Meski tidak ada gerakan perlawanan fisik, politik merasa terzalimi memiliki potensi untuk mengarah ke situ. Hal ini bahkan diungkapkan oleh Tengku Zulkarnaen yang berkali-kali menyebut perang sebagai solusi. Oleh karena itu, masyarakat perlu mewaspadainya dengan mengedukasi diri, baik meningkatkan pemahamannya terhadap agama maupun fenomena sosial secara tepat.

Selain itu, masyarakat juga perlu mengedukasi diri untuk menyikapi perbedaan dan menghadapi gerakan-gerakan merasa terzalimi dengan cara yang bijak sehingga tidak ada celah bagi kelompok yang merasa terzalimi untuk melegalkan perang dan permusuhan. Politik merasa terzalimi bisa berpotensi menciptakan kegaduhan sosial dan polarisasi yang semakin jauh, bahkan pertumpahan darah. Para pemuka agama juga dapat mengambil peran dalam bentuk menampilkan Islam yang penuh dengan nilai-nilai moderat, menyejukkan, dan agen pembebasan dengan program pemberdayaan bukan dengan perlawanan. Orang tua dan pengajar dapat berperan dalam mendidik generasi muda yang bersedia membangun peradaban dengan ilmu, bukan dengan ujaran kebencian dan perasaan terzalimi. Selain itu, juga penting untuk mendidik generasi muda agar berpolitik secara sehat.

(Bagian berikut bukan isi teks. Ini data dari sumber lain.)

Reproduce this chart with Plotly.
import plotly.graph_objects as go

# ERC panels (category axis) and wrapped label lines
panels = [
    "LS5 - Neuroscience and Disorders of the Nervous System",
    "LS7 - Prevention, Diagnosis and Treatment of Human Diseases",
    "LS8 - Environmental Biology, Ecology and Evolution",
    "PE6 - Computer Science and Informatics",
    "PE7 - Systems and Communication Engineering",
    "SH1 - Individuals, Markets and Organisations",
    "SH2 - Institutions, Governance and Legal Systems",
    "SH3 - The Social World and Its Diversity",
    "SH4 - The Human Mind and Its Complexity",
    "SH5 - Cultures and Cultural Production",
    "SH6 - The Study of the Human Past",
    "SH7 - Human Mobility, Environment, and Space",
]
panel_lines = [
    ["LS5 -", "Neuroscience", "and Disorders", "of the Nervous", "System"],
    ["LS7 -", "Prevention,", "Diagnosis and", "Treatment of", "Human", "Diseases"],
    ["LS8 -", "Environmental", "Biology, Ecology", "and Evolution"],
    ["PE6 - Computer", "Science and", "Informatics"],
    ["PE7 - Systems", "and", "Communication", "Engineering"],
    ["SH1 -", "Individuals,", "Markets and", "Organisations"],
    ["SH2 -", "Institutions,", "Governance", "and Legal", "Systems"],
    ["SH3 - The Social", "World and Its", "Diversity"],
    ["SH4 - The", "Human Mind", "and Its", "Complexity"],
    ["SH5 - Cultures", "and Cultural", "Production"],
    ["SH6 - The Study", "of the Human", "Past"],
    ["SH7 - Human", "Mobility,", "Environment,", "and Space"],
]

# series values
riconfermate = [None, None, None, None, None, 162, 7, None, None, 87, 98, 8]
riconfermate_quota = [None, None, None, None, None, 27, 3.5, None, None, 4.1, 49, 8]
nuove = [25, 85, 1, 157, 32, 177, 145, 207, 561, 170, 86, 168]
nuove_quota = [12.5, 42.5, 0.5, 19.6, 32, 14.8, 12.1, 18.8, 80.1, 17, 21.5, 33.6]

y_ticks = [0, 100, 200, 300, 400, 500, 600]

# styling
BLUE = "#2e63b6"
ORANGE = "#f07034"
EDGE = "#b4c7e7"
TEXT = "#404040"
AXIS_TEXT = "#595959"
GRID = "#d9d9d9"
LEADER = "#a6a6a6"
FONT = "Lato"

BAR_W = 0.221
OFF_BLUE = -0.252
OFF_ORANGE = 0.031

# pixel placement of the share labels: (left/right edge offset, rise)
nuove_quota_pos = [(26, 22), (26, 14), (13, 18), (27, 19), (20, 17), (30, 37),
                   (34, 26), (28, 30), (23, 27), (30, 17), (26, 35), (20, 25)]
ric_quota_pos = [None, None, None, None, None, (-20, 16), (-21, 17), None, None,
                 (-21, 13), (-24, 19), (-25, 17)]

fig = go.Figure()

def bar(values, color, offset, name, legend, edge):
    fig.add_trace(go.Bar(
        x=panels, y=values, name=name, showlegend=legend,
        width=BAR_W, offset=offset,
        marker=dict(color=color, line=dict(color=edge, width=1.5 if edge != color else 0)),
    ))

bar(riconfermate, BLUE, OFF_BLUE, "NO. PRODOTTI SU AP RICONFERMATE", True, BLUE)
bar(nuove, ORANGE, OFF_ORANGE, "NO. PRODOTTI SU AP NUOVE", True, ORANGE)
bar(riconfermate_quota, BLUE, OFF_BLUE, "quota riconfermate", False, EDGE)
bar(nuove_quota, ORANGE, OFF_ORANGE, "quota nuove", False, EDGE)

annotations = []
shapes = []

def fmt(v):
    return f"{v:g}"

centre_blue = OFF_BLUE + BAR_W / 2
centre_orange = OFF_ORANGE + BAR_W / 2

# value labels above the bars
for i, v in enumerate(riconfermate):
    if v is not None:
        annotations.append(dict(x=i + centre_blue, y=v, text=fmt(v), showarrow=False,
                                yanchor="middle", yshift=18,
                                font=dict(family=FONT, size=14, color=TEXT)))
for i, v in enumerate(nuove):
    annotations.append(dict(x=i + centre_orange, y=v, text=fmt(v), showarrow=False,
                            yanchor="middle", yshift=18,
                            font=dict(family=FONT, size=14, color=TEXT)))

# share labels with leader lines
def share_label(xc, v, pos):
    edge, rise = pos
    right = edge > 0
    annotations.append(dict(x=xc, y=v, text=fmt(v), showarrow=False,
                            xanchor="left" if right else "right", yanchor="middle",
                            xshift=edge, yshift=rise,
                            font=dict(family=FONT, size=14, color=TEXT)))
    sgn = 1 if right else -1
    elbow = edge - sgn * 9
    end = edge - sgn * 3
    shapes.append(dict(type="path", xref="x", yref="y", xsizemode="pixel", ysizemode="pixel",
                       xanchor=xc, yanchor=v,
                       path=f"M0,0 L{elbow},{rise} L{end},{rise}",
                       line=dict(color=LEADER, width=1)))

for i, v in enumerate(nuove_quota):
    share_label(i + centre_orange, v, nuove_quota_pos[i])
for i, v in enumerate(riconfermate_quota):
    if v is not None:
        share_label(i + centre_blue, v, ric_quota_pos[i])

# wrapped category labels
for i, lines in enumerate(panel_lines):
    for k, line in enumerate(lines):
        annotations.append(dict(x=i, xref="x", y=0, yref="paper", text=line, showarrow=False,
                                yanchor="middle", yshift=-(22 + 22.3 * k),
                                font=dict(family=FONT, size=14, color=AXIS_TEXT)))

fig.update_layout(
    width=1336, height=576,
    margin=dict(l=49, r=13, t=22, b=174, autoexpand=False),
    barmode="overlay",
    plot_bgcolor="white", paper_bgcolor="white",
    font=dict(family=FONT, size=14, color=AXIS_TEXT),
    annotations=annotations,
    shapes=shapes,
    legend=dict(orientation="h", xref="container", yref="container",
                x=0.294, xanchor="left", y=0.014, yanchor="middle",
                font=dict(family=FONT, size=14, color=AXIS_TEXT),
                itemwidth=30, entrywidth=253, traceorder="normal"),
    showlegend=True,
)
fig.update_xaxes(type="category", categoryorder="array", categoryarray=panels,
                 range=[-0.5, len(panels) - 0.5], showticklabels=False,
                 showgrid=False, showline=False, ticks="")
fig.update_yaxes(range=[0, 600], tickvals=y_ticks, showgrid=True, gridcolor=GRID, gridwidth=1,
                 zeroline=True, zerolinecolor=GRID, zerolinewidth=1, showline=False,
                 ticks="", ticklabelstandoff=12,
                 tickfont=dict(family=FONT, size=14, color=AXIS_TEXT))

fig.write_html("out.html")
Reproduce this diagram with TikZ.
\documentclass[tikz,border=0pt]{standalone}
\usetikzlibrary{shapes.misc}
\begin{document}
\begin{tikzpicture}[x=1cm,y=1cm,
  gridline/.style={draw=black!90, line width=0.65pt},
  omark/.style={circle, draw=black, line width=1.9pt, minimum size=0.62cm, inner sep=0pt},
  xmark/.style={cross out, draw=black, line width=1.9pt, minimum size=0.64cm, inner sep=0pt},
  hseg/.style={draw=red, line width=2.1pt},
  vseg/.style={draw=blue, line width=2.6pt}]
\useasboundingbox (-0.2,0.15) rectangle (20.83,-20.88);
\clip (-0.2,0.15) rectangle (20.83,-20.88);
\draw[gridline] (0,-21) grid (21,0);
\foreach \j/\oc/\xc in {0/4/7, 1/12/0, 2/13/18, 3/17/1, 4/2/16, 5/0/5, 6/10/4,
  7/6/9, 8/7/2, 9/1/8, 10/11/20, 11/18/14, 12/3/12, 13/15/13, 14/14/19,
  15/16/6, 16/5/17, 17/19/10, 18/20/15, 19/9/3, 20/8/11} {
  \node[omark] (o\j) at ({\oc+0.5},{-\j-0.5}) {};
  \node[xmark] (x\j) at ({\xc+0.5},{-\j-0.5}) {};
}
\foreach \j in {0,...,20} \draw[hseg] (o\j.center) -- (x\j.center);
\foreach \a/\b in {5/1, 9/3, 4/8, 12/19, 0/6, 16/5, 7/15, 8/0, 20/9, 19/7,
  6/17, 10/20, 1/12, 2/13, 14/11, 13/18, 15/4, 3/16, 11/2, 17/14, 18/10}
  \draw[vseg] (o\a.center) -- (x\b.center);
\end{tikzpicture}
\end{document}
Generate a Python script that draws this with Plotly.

Di sisi lain, fenomena politik merasa terzalimi sejatinya bisa menjadi peringatan bagi pemerintah untuk lebih berhati-hati dalam bersikap agar tidak disalahpahami dan digunakan oleh kelompok yang merasa terzalimi untuk menjatuhkan pemerintah. Indonesia menjadi tanggung jawab bersama. Persatuan harus diutamakan, perselisihan harus ditinggalkan, untuk mencapai Indonesia sejahtera.